Sometimes, if you've not unlocked the right moves yet, working out where to head next, both in the worlds and in the Hivory Towers hub, can be a bit tricky. For example, you might find yourself wasting a load of time trying to press an underwater button, only to find that actually you should have turned right further up the hallway, despite what the giant pink flashing arrows on the walls seem to suggest.
But where Yooka-Laylee really shines is in its humour. Full of self-referential jokes, hilarious quips and kooky characters, with more than a smattering of innuendo thrown in for good measure, its nice to see the traditional Rare writing is still intact after all these years. There's a depressed cloud who's devastated because his wife left him for a hotter tornado; Kartos the 'God of Ore' (groan), a minecart who pines for the 'good ol' days'; and a skeletal adventurer who's always getting herself into a spot of bother with the natives - and that's not even counting Yooka and Laylee themselves, with the latter having a sassy comeback for pretty much everything. Even the bad guys get their time to shine, with Dr. Quack showing up before each new world with his 'Dr. Quack's Quackfire Quizzes' - because only the most evilist of evil geniuses would blow all their security budget on a gameshow.

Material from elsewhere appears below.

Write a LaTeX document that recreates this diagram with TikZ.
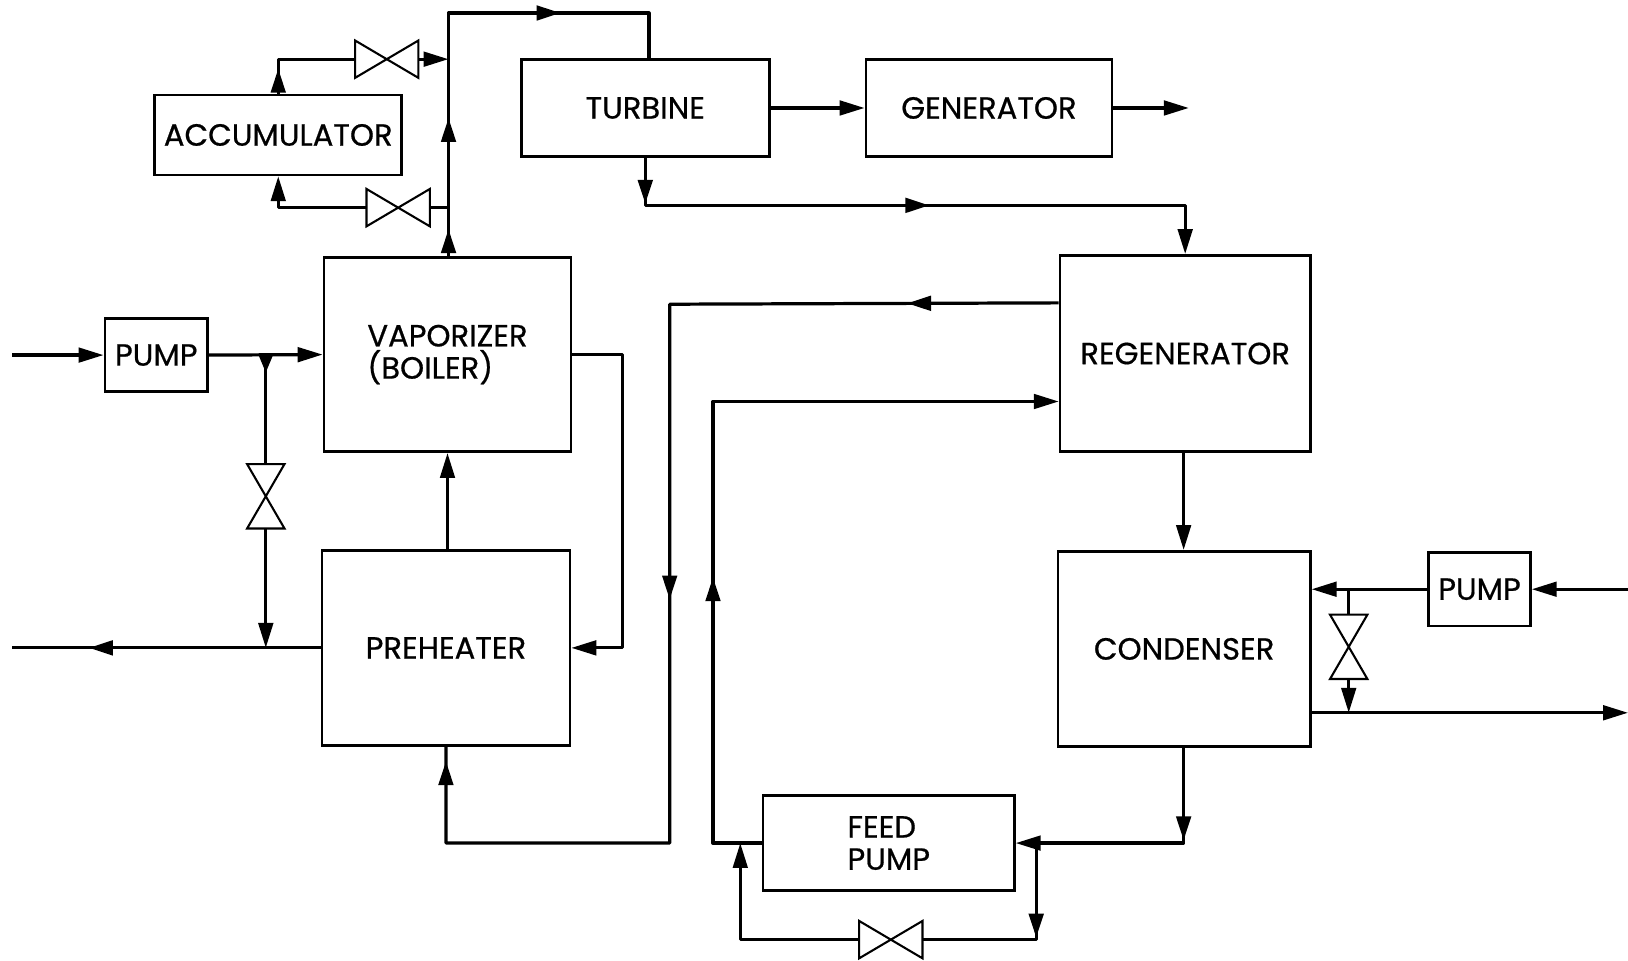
\documentclass[tikz,border=0pt]{standalone}
\usepackage{fontspec}
\setmainfont{Poppins}
\newfontfamily\boxfont{Poppins}[FakeBold=0.6]
\usetikzlibrary{arrows.meta,decorations.markings,calc}
\tikzset{
  box/.style={draw, line width=2.6pt, inner sep=0pt, align=left,
    font=\boxfont\fontsize{29.5}{31}\selectfont},
  pipe/.style={line width=3.1pt, line join=round},
  arr/.style={-{Triangle[length=24pt,width=14pt]}},
  marr/.style={postaction={decorate,decoration={markings,
    mark=at position #1 with {\arrow{Triangle[length=23pt,width=14pt]}}}}},
  smarr/.style={postaction={decorate,decoration={markings,
    mark=at position #1 with {\arrow{Triangle[length=17pt,width=13pt]}}}}},
  hvalve/.pic={
    \draw[line width=2pt, line join=miter] (-30.5,-18) -- (30.5,18) -- (30.5,-18) -- (-30.5,18) -- cycle;
    \coordinate (-w) at (-30.5,0); \coordinate (-e) at (30.5,0);},
  vvalve/.pic={
    \draw[line width=2pt, line join=miter] (-18,-31) -- (18,31) -- (-18,31) -- (18,-31) -- cycle;
    \coordinate (-n) at (0,-31); \coordinate (-s) at (0,31);},
}
\begin{document}
\begin{tikzpicture}[x=1pt,y=-1pt]
\useasboundingbox (0,0) rectangle (1568,925);
% boxes
\node[box,minimum width=238pt,minimum height=77pt] (acc) at (268,130) {ACCUMULATOR};
\node[box,minimum width=239pt,minimum height=94pt] (turb) at (621.5,104) {TURBINE};
\node[box,minimum width=237pt,minimum height=94pt] (gen) at (952.5,104) {GENERATOR};
\node[box,minimum width=238pt,minimum height=187pt] (vap) at (431,341.5) {VAPORIZER\\(BOILER)};
\node[box,minimum width=239pt,minimum height=188pt] (pre) at (429.5,624) {PREHEATER};
\node[box,minimum width=99pt,minimum height=70pt] (pumpL) at (150.5,342) {PUMP};
\node[box,minimum width=241pt,minimum height=189pt] (regen) at (1141.5,340.5) {REGENERATOR};
\node[box,minimum width=243pt,minimum height=188pt] (cond) at (1140.5,625) {CONDENSER};
\node[box,minimum width=98pt,minimum height=71pt] (pumpR) at (1425,567.5) {PUMP};
\node[box,minimum width=242pt,minimum height=92pt] (feed) at (856,812) {FEED\\PUMP};
% valves
\pic (va) at (372.5,57) {hvalve};
\pic (vb) at (383.5,200) {hvalve};
\pic (vc) at (256,478) {vvalve};
\pic (vd) at (1299,623) {vvalve};
\pic (ve) at (858,905) {hvalve};
% coordinates
\coordinate (top1) at (432,12.5);
\coordinate (top2) at (625,12.5);
\coordinate (inL) at (12,342);
\coordinate (jL) at (256,342);
\coordinate (outL) at (12,624);
\coordinate (inR) at (1568,567.5);
\coordinate (jR) at (1299,567.5);
\coordinate (outR) at (1568,686.5);
\coordinate (bpL) at (713,812);
\coordinate (bpR) at (998,812);
\coordinate (genout) at (1145,104);
% steam line
\draw[pipe,marr=26pt,marr=133pt,marr=342pt] (top1 |- vap.north) -- (top1) -- (top2) -- (top2 |- turb.north);
\draw[pipe,marr=24pt] (acc.north) -- (acc.north |- va-w) -- (va-w);
\draw[pipe,arr] (va-e) -- (va-e -| top1);
\draw[pipe] (top1 |- vb-e) -- (vb-e);
\draw[pipe,arr] (vb-w) -| (acc.south);
% left pump
\draw[pipe,arr] (inL) -- (pumpL.west);
\draw[pipe,arr] (pumpL.east) -- (vap.west);
\draw[pipe,smarr=17pt] (jL) -- (vc-n);
\draw[pipe,arr] (vc-s) -- (vc-s |- pre.west);
\draw[pipe,marr=223pt] (pre.west) -- (outL);
\draw[pipe,arr] (vap.east) -- ++(48,0) |- (pre.east);
\draw[pipe,arr] (vap.south |- pre.north) -- (vap.south);
% turbine / generator
\draw[pipe,arr] (turb.east) -- (gen.west);
\draw[pipe,arr] (gen.east) -- (genout);
\draw[pipe,arr,marr=44pt,marr=319pt] (turb.south) -- ++(0,45.5) -| (regen.north);
% regenerator loops
\draw[pipe,marr=146pt,marr=659pt,marr=1188pt] ($(regen.north west)+(0,47)$) -- (645,293) -- (645,812) -- (pre.south |- 0,812) -- (pre.south);
\draw[pipe,arr,marr=303pt] (feed.west) -- ++(-47,0) |- ($(regen.north west)+(0,142)$);
\draw[pipe,arr] (regen.south -| 1140,0) -- (cond.north -| 1140,0);
% feed pump
\draw[pipe,arr,marr=89pt] (cond.south -| 1140,0) -- (1140,812) -- (feed.east);
\draw[pipe,arr] (ve-w) -| (bpL);
\draw[pipe,marr=91pt] (bpR) |- (ve-e);
% right pump
\draw[pipe,arr] (inR) -- (pumpR.east);
\draw[pipe,arr] (pumpR.west) -- (cond.east |- pumpR.west);
\draw[pipe] (jR) -- (vd-n);
\draw[pipe,arr] (vd-s) -- (vd-s |- outR);
\draw[pipe,arr] (cond.east |- outR) -- (outR);
\end{tikzpicture}
\end{document}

If you're after some good old fashioned platforming and collecting, then Yooka-Laylee should be right at the top of your most wanted list - it's a more than worthy spiritual successor to the likes of Banjo-Kazooie, and a great game in its own right. With lashings of humour, silliness and light-hearted fun, its a breath of fresh air in the current gaming line-up, and we'll be keeping our fingers thoroughly crossed that it can kickstart the platforming revival.